_Description of the task:_ Look through the lines below and extract any with the word "this".
>> start
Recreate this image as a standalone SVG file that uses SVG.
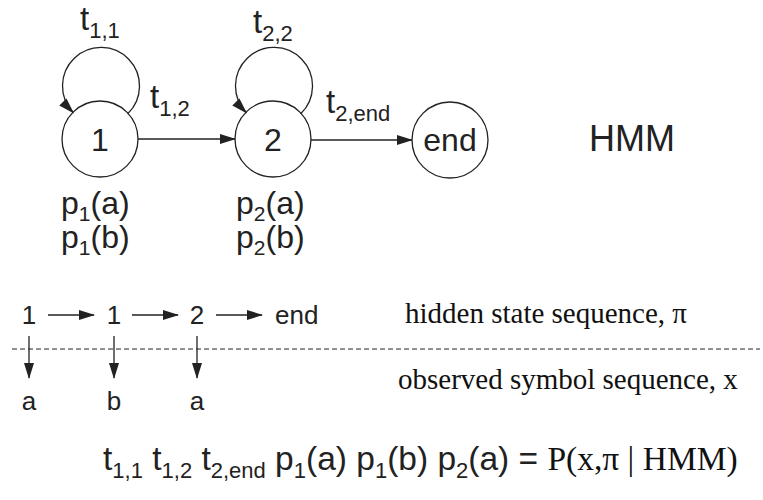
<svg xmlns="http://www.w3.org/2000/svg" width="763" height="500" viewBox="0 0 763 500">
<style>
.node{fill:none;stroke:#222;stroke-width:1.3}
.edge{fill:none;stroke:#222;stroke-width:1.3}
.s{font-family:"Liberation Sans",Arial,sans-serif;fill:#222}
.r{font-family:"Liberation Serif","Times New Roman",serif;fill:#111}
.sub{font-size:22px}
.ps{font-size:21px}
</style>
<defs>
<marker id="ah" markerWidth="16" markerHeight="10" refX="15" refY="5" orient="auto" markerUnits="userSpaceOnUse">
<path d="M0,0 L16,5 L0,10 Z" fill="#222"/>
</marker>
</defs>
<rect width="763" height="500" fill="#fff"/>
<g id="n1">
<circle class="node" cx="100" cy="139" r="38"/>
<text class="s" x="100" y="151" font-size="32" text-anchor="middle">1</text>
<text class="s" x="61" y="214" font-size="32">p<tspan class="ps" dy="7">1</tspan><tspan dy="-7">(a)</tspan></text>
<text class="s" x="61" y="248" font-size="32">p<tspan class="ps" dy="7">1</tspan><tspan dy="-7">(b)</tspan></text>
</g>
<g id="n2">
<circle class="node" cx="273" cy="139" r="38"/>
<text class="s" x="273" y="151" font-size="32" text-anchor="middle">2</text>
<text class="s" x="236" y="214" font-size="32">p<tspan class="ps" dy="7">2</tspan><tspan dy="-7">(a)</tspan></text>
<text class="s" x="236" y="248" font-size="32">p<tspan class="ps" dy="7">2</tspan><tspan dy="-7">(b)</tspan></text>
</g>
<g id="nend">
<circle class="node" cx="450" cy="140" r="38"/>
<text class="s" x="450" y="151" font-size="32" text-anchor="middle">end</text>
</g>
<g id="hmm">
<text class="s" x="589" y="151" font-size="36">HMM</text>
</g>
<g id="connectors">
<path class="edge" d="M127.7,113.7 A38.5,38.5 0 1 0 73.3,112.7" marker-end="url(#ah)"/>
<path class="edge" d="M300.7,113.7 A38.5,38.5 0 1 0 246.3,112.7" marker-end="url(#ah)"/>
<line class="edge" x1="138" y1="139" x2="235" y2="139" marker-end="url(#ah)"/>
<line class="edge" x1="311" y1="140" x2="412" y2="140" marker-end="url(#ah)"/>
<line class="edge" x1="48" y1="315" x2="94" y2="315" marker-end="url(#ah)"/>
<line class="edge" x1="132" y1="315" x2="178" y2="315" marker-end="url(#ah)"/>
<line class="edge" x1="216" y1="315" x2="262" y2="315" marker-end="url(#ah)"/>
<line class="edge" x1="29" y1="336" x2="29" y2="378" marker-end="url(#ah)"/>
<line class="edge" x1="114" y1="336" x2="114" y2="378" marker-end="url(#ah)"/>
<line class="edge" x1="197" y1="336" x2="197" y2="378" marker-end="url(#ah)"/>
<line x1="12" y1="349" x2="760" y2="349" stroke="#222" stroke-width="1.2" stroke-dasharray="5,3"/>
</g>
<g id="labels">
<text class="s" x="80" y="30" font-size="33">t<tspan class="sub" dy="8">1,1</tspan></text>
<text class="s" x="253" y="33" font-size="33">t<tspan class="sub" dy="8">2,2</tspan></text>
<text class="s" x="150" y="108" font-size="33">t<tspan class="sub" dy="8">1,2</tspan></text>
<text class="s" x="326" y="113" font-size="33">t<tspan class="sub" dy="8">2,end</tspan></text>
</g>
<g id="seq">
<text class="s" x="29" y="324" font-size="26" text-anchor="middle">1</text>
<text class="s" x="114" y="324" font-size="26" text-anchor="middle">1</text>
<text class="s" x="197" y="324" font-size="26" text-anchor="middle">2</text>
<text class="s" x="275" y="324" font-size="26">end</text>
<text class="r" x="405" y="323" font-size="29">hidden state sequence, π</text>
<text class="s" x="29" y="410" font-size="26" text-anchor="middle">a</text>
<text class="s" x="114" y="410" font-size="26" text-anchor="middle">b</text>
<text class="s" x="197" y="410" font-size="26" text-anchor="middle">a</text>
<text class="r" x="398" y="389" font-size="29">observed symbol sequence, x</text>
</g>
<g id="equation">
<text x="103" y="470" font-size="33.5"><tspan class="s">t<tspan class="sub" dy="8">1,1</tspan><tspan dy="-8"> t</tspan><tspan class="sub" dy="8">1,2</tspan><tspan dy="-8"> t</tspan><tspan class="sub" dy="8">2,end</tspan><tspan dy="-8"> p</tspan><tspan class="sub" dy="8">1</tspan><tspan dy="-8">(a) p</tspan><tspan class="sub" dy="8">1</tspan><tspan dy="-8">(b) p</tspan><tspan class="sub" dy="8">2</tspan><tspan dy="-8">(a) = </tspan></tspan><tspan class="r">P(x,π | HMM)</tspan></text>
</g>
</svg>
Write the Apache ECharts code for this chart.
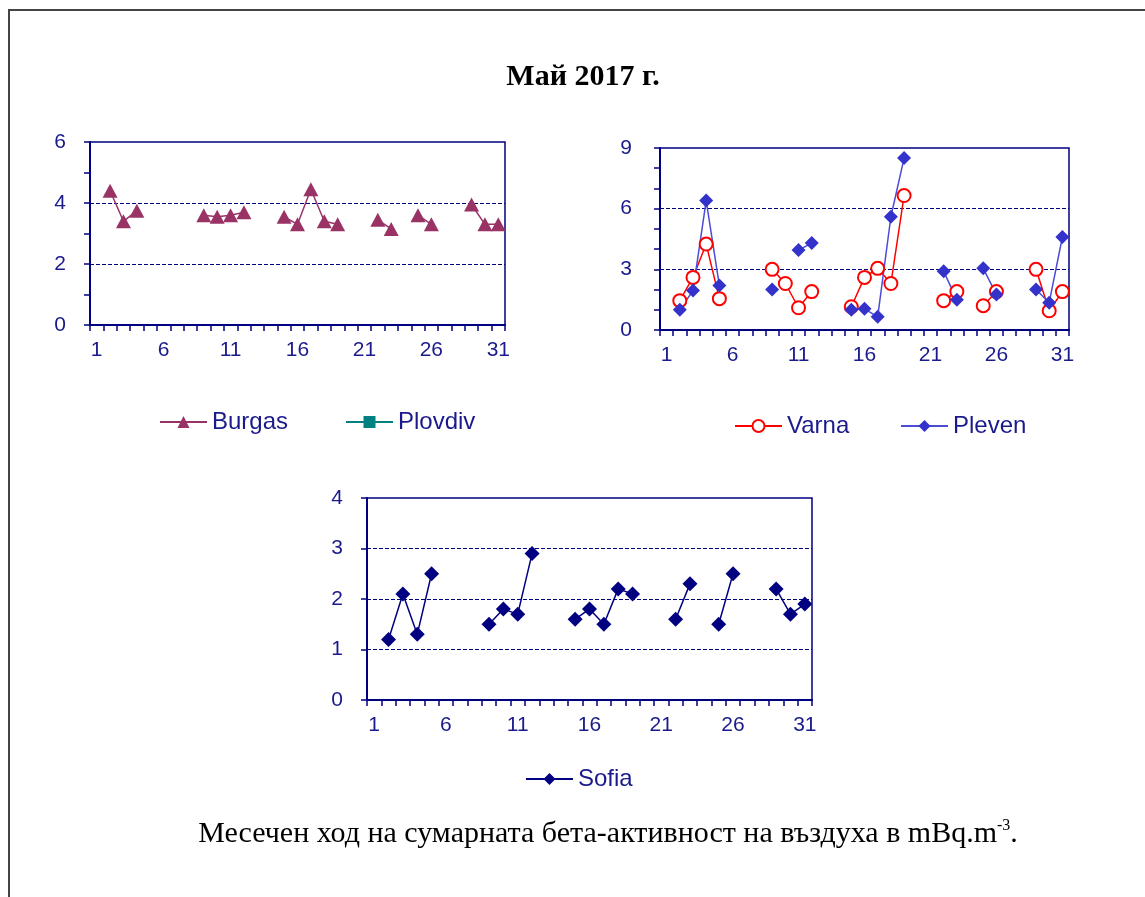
>> end
_Correct output:_
Recreate this image as a standalone SVG file that uses SVG.
Write the Apache ECharts code for this chart.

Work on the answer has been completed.